Wow!!

VulcanSpirit
Richard & Alison Brunstrom
Wed 18 Sep 2013 23:33
So, we went up the Yasur volcano last night. The truck takes you nearly to the crater rim up a hot road with steam squirting out of the walls of the cuttings. When you get to the top there is about a 50m vertical climb to the rim and you're then looking down onto this scene:
 
 
 
The crater is less than 1km diameter with two main vents, both with bubling magma pools just out of sight. The right hand vent spews dirty brown smoke, the left, blue. There are also two smaller vents with flames coming out of them; these periodically shoot off like a gigantic bunsen burner with a huge roaring. The main vents just boil away loudly. But every few minutes one or other of them erupts, flinging large chunks of magma hundreds of metres into the air:
 
 
The eruption is preceded by an explosion with a big shock wave in the air, a flash of light and a very loud bang. Each eruption is different - sometimes more smoke, sometimes more noise, sometimes more ejecta. The really big ones cause the whole crater rim to vibrate under your feet. And this is it in a quiet phase.

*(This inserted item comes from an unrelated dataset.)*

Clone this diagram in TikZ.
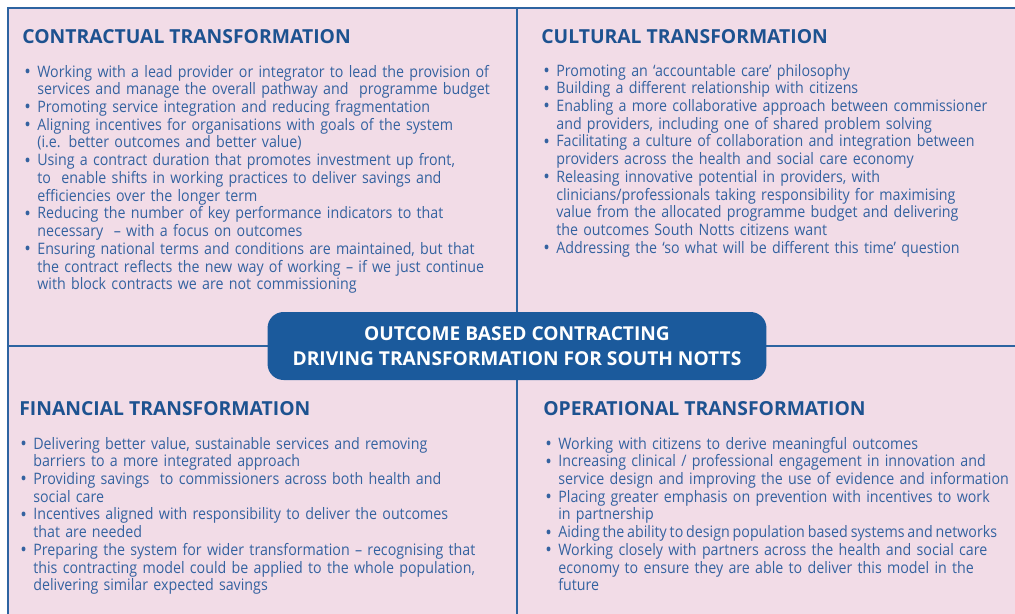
\documentclass[tikz,border=0pt]{standalone}
\usepackage{fontspec}
\setmainfont{Open Sans}
\newfontfamily\bodyfont{Open Sans}[FakeStretch=0.9,Ligatures=TeX]
\usetikzlibrary{positioning}

\definecolor{bgpink}{HTML}{F2DCE7}
\definecolor{lineblue}{HTML}{2D64A1}
\definecolor{boxblue}{HTML}{1B5A9C}
\definecolor{headblue}{HTML}{1D5290}
\definecolor{textblue}{HTML}{3462A0}

% one bullet point, hanging indent for the wrapped lines
\newcommand\bul[1]{\noindent\hangindent=0.26cm\hangafter=1\makebox[0.26cm][l]{\raisebox{-0.15ex}{\fontsize{11}{11}\selectfont\textbullet}}#1\par}

\tikzset{
  frameline/.style={draw=lineblue,line width=1.4pt},
  heading/.style={anchor=base west,inner sep=0pt,text=headblue,font=\fontsize{11}{13}\selectfont\bfseries},
  points/.style={anchor=base west,inner sep=0pt,text width=12cm,align=left,text=textblue,font=\bodyfont\fontsize{9}{10.1}\selectfont},
  banner/.style={rectangle,rounded corners=0.32cm,fill=boxblue,text=white,align=center,inner sep=0pt,
    minimum width=9.98cm,minimum height=1.36cm,font=\fontsize{10.9}{14.2}\selectfont\bfseries}
}

\begin{document}
\begin{tikzpicture}[x=0.02cm,y=-0.02cm]
\useasboundingbox (0,0) rectangle (1015,613);
\clip (0,0) rectangle (1015,613);

\fill[bgpink] (8,8) rectangle (1030,630);
\draw[frameline] (1030,8) -- (8,8) -- (8,630);
\draw[frameline] (517,8) -- (517,630);
\draw[frameline] (8,346) -- (1030,346);

\node[heading] (contract) at (22,43) {CONTRACTUAL TRANSFORMATION};
\node[points] (contractpts) at (24,77) {%
\bul{Working with a lead provider or integrator to lead the provision of\newline services and manage the overall pathway and\ \ programme budget}
\bul{Promoting service integration and reducing fragmentation}
\bul{Aligning incentives for organisations with goals of the system\newline (i.e. better outcomes and better value)}
\bul{Using a contract duration that promotes investment up front,\newline to\ \ enable shifts in working practices to deliver savings and\newline efficiencies over the longer term}
\bul{Reducing the number of key performance indicators to that\newline necessary\ \ – with a focus on outcomes}
\bul{Ensuring national terms and conditions are maintained, but that\newline the contract reflects the new way of working – if we just continue\newline with block contracts we are not commissioning}};

\node[heading] (cultural) at (541,43) {CULTURAL TRANSFORMATION};
\node[points] (culturalpts) at (543,76) {%
\bul{Promoting an ‘accountable care’ philosophy}
\bul{Building a different relationship with citizens}
\bul{Enabling a more collaborative approach between commissioner\newline and providers, including one of shared problem solving}
\bul{Facilitating a culture of collaboration and integration between\newline providers across the health and social care economy}
\bul{Releasing innovative potential in providers, with\newline clinicians/professionals taking responsibility for maximising\newline value from the allocated programme budget and delivering\newline the outcomes South Notts citizens want}
\bul{Addressing the ‘so what will be different this time’ question}};

\node[heading] (financial) at (19,415) {FINANCIAL TRANSFORMATION};
\node[points] (financialpts) at (20,449) {%
\bul{Delivering better value, sustainable services and removing\newline barriers to a more integrated approach}
\bul{Providing savings\ \ to commissioners across both health and\newline social care}
\bul{Incentives aligned with responsibility to deliver the outcomes\newline that are needed}
\bul{Preparing the system for wider transformation – recognising that\newline this contracting model could be applied to the whole population,\newline delivering similar expected savings}};

\node[heading] (operational) at (543,415) {OPERATIONAL TRANSFORMATION};
\node[points] (operationalpts) at (545,449) {%
\bul{Working with citizens to derive meaningful outcomes}
\bul{Increasing clinical / professional engagement in innovation and\newline service design and improving the use of evidence and information}
\bul{Placing greater emphasis on prevention with incentives to work\newline in partnership}
\bul{{\spaceskip=0.18em Aiding the ability to design population based systems and networks}}
\bul{Working closely with partners across the health and social care\newline economy to ensure they are able to deliver this model in the\newline future}};

\node[banner] (outcome) at (517,346) {OUTCOME BASED CONTRACTING\\DRIVING TRANSFORMATION FOR SOUTH NOTTS};
\end{tikzpicture}
\end{document}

The bits of magma are flung up into the air hundreds of metres above your head; they mostly land downwind well away from the spectators - but some come much closer regularly causing both the crew of the Vulcan Spirit to grasp each other in fright and stare upwards craning necks backwards to follow the trajectories of the lava bombs to ensure that we definitely were standing from under. Apparently they've only lost two tourists so far, both of whom carelessly stepped backwards off the rim into the vent when frightened by an eruption. There is no return from that. The bits of magma that land closest do so with a very satisfying dull thud like wet clay, and stay glowing red hot for several minutes. It really is quite spectacular. For scale, the biggest bits you can see in the picture are about one - two metres across.
 
 
Fantastic. There is only one word to describe it, albeit one sadly much abused and misused in NZ; this truly is an awesome experience.